Key Decisions for Investors

  • Go long defense infrastructure exposure via RTX and NOC on any 1-2 day pullback; target a 2-3 week window with asymmetric upside if Gulf states announce accelerated missile-defense procurement. Stop if the situation de-escalates and no follow-on strikes occur within 72 hours.
  • Short regional risk proxies: reduce exposure to UAE/Saudi financials and transport-sensitive names for the next 1-2 weeks; use broad EM hedges if local instruments are illiquid. Best risk/reward is in names with Gulf funding dependence rather than direct operating exposure.
  • Buy protection on GCC sovereign/quasi-sovereign credit through CDS or ETFs/EM bond hedges for 1-3 months; the payoff improves materially if attacks repeat and funding spreads reprice before physical damage does. Treat this as a volatility trade, not a directional default call.

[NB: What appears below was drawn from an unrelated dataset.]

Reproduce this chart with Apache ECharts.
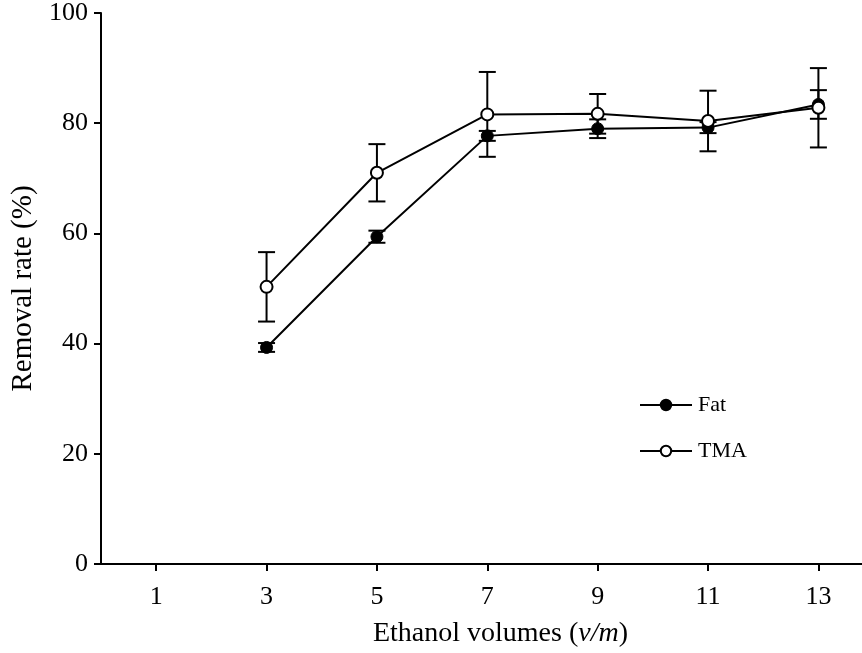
<!DOCTYPE html>
<html>
<head>
<meta charset="utf-8">
<script src="https://cdn.jsdelivr.net/npm/echarts@6/dist/echarts.min.js"></script>
<style>
  html, body { margin: 0; padding: 0; background: #fff; }
  #chart { width: 862px; height: 653px; }
</style>
</head>
<body>
<div id="chart"></div>
<script>
// Ethanol volume (v/m) and removal rates with standard deviations
const volumes = [3, 5, 7, 9, 11, 13];
const fatRate = [39.3, 59.4, 77.7, 79.0, 79.2, 83.4];
const fatErr = [0.8, 1.1, 0.9, 1.7, 1.0, 2.6];
const tmaRate = [50.3, 71.0, 81.6, 81.7, 80.4, 82.8];
const tmaErr = [6.3, 5.2, 7.7, 3.6, 5.5, 7.2];
const xTicks = [1, 3, 5, 7, 9, 11, 13];

const FONT = 'Liberation Serif';

function pairs(xs, ys) { return xs.map((x, i) => [x, ys[i]]); }
function bars(xs, ys, es) { return xs.map((x, i) => [x, ys[i] - es[i], ys[i] + es[i]]); }

// Vertical error bar with horizontal caps
function renderErr(params, api) {
  const x = api.value(0);
  const lo = api.coord([x, api.value(1)]);
  const hi = api.coord([x, api.value(2)]);
  const hw = 8.5;
  const style = { stroke: '#000', lineWidth: 2 };
  return {
    type: 'group',
    children: [
      { type: 'line', shape: { x1: lo[0], y1: lo[1], x2: hi[0], y2: hi[1] }, style },
      { type: 'line', shape: { x1: lo[0] - hw, y1: lo[1], x2: lo[0] + hw, y2: lo[1] }, style },
      { type: 'line', shape: { x1: hi[0] - hw, y1: hi[1], x2: hi[0] + hw, y2: hi[1] }, style }
    ]
  };
}

const chart = echarts.init(document.getElementById('chart'), null, { renderer: 'canvas' });
chart.setOption({
  animation: false,
  backgroundColor: '#fff',
  grid: { left: 101, right: 0, top: 13, bottom: 89, containLabel: false },
  xAxis: {
    type: 'value',
    min: 0,
    max: 13.79,
    name: 'Ethanol volumes ({i|v/m})',
    nameLocation: 'middle',
    nameGap: 56,
    nameTextStyle: {
      fontFamily: FONT, fontSize: 28, color: '#000',
      padding: [0, 0, 0, 38],
      rich: { i: { fontFamily: FONT, fontSize: 28, fontStyle: 'italic', color: '#000' } }
    },
    axisLine: { show: true, onZero: false, lineStyle: { color: '#000', width: 2 } },
    axisTick: { show: true, length: 7, customValues: xTicks, lineStyle: { color: '#000', width: 2 } },
    axisLabel: { customValues: xTicks, margin: 20, fontFamily: FONT, fontSize: 26, color: '#000' },
    splitLine: { show: false }
  },
  yAxis: {
    type: 'value',
    min: 0,
    max: 100,
    interval: 20,
    name: 'Removal rate (%)',
    nameLocation: 'middle',
    nameGap: 62,
    nameTextStyle: { fontFamily: FONT, fontSize: 29, color: '#000' },
    axisLine: { show: true, lineStyle: { color: '#000', width: 2 } },
    axisTick: { show: true, length: 7, lineStyle: { color: '#000', width: 2 } },
    axisLabel: { margin: 13, fontFamily: FONT, fontSize: 26, color: '#000' },
    splitLine: { show: false }
  },
  legend: {
    orient: 'vertical',
    left: 634,
    top: 389,
    itemWidth: 52,
    itemHeight: 13,
    itemGap: 24,
    textStyle: { fontFamily: FONT, fontSize: 22, color: '#000', padding: [0, 0, 0, 1] },
    data: ['Fat', 'TMA']
  },
  series: [
    {
      type: 'custom',
      name: 'FatErr',
      renderItem: renderErr,
      data: bars(volumes, fatRate, fatErr),
      z: 1,
      silent: true
    },
    {
      type: 'custom',
      name: 'TMAErr',
      renderItem: renderErr,
      data: bars(volumes, tmaRate, tmaErr),
      z: 1,
      silent: true
    },
    {
      type: 'line',
      name: 'Fat',
      data: pairs(volumes, fatRate),
      symbol: 'circle',
      symbolSize: 12,
      lineStyle: { color: '#000', width: 2 },
      itemStyle: { color: '#000', borderColor: '#000', borderWidth: 1 },
      z: 3
    },
    {
      type: 'line',
      name: 'TMA',
      data: pairs(volumes, tmaRate),
      symbol: 'circle',
      symbolSize: 12,
      lineStyle: { color: '#000', width: 2 },
      itemStyle: { color: '#fff', borderColor: '#000', borderWidth: 2 },
      z: 4
    }
  ]
});
</script>
</body>
</html>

  • Pair long counter-drone/defense suppliers against short airlines/logistics tied to Gulf routing over the next 2-4 weeks. The thesis works even if oil is contained, because insurance and route disruption can hit margins before commodity prices move.
  • Avoid chasing broad energy longs unless attacks expand to shipping lanes or export infrastructure; current setup is more about regional risk premia than supply shock. If Brent fails to react after 24-48 hours, fade the energy move and keep the hedge through defense exposure instead.